[Rows from a dataset]
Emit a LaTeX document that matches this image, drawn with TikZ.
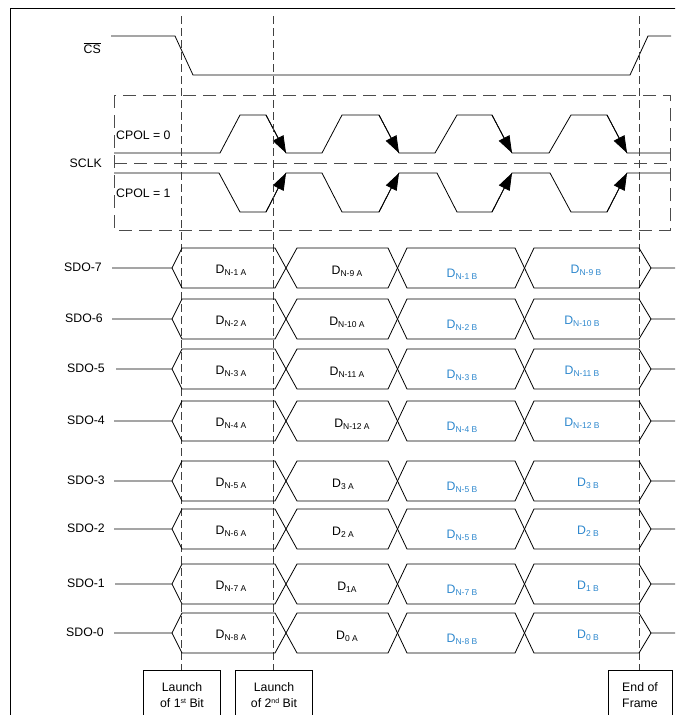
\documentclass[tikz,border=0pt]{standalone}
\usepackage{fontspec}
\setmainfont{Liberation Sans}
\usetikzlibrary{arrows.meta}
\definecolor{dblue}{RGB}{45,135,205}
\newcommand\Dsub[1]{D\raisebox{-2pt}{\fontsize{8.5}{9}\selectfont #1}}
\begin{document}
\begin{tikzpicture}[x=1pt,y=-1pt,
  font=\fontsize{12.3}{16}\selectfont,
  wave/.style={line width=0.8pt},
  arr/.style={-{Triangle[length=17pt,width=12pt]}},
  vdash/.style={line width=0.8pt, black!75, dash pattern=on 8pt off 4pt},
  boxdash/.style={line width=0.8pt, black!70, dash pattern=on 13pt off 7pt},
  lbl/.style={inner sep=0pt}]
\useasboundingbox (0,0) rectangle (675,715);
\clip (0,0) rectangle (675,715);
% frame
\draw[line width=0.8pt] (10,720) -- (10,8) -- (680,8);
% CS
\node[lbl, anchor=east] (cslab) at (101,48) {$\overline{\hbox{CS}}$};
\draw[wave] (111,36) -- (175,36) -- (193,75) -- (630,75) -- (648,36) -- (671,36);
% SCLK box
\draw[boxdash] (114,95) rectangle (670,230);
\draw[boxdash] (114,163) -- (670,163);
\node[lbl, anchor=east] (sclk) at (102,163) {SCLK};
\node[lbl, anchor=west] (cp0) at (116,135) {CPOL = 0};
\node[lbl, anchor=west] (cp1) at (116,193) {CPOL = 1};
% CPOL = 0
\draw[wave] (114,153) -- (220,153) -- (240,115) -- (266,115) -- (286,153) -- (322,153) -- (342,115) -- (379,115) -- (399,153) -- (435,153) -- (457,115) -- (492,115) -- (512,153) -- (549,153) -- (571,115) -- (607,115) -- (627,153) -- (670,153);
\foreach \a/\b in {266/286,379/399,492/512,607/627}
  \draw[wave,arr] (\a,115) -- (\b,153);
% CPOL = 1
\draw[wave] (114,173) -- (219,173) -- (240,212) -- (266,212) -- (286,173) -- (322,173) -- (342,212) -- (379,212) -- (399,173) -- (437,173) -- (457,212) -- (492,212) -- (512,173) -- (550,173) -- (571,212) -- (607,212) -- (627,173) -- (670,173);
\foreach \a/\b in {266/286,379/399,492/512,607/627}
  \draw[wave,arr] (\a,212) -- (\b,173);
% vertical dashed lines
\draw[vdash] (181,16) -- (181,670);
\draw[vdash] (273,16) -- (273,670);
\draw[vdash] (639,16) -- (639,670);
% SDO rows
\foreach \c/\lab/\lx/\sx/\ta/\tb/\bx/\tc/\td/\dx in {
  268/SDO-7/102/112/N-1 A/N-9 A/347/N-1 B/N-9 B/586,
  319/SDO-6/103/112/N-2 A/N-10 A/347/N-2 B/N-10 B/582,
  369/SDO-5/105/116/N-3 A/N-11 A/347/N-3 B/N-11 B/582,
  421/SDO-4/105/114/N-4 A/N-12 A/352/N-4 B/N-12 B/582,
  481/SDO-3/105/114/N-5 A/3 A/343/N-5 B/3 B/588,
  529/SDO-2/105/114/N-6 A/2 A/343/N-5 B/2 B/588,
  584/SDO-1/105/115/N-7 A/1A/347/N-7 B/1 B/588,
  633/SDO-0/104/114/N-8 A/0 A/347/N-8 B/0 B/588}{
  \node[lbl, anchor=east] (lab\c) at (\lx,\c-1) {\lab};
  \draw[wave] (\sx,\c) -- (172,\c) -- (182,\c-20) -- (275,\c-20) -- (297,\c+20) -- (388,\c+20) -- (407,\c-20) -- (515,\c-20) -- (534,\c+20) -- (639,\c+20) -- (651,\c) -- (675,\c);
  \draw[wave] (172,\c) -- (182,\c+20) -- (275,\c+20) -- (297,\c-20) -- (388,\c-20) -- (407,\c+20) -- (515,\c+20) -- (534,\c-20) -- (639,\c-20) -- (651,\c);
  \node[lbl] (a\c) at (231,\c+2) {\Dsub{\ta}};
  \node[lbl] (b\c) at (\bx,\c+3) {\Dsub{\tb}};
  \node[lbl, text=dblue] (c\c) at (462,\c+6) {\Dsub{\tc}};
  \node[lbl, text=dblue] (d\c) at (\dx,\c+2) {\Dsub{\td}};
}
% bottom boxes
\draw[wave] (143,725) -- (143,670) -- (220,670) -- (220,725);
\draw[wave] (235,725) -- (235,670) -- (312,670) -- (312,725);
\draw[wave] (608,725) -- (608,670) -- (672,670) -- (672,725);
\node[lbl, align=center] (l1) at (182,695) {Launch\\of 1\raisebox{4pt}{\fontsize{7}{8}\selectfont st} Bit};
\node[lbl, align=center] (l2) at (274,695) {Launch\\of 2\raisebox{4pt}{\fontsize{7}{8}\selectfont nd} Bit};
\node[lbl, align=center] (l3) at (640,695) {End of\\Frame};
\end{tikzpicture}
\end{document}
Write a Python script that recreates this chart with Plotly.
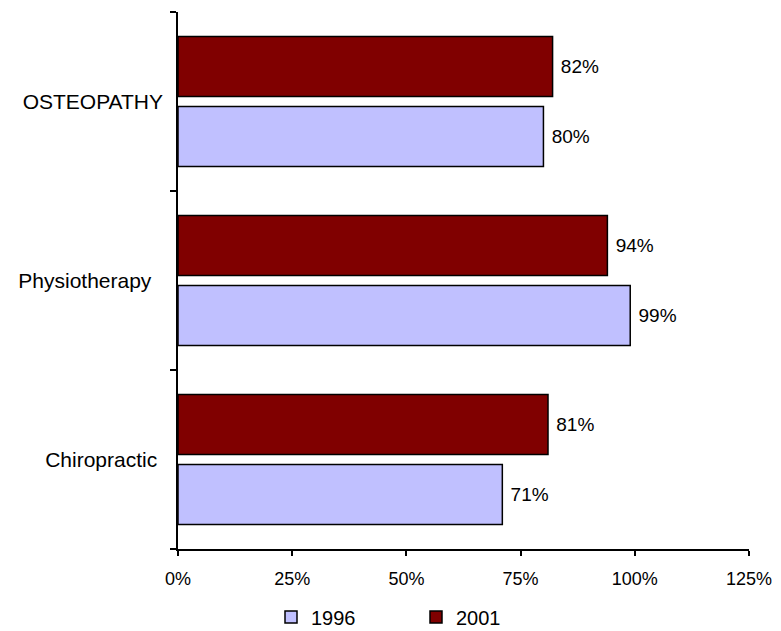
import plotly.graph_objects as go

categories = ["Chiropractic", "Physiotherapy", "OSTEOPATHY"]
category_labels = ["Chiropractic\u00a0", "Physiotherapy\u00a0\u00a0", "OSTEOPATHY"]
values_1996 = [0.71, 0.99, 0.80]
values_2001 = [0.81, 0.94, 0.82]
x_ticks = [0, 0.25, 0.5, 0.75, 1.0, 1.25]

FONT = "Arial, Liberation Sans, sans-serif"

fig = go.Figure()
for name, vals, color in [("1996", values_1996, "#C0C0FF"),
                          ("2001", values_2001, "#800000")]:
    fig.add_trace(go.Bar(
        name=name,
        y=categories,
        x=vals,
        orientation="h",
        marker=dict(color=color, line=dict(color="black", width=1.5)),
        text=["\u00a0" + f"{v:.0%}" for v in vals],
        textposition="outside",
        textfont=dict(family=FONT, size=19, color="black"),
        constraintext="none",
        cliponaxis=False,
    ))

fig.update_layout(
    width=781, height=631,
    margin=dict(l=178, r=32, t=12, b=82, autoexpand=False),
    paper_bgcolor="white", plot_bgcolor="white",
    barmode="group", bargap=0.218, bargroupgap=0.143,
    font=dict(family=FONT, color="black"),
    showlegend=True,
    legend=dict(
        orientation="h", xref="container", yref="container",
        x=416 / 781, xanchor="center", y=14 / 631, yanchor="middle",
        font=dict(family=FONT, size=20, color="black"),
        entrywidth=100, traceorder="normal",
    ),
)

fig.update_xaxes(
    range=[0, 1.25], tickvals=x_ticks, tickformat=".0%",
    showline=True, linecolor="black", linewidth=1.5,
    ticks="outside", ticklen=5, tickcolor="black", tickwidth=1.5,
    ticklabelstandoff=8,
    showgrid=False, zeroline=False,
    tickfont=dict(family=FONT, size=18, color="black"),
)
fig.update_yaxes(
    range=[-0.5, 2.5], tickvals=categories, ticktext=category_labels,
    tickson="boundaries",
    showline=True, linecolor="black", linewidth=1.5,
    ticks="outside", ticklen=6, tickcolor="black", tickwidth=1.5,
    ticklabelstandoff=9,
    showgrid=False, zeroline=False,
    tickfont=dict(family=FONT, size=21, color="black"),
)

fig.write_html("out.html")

### THE REQUEST
Above are the records. Copy only the lines from the one with "Write a Python" through the one with "x_ticks = [0, 0.25, 0.5, 0.75, 1.0, 1.25]", exactly, with no pictures.

### CORRECT ANSWER
Write a Python script that recreates this chart with Plotly.
import plotly.graph_objects as go

categories = ["Chiropractic", "Physiotherapy", "OSTEOPATHY"]
category_labels = ["Chiropractic\u00a0", "Physiotherapy\u00a0\u00a0", "OSTEOPATHY"]
values_1996 = [0.71, 0.99, 0.80]
values_2001 = [0.81, 0.94, 0.82]
x_ticks = [0, 0.25, 0.5, 0.75, 1.0, 1.25]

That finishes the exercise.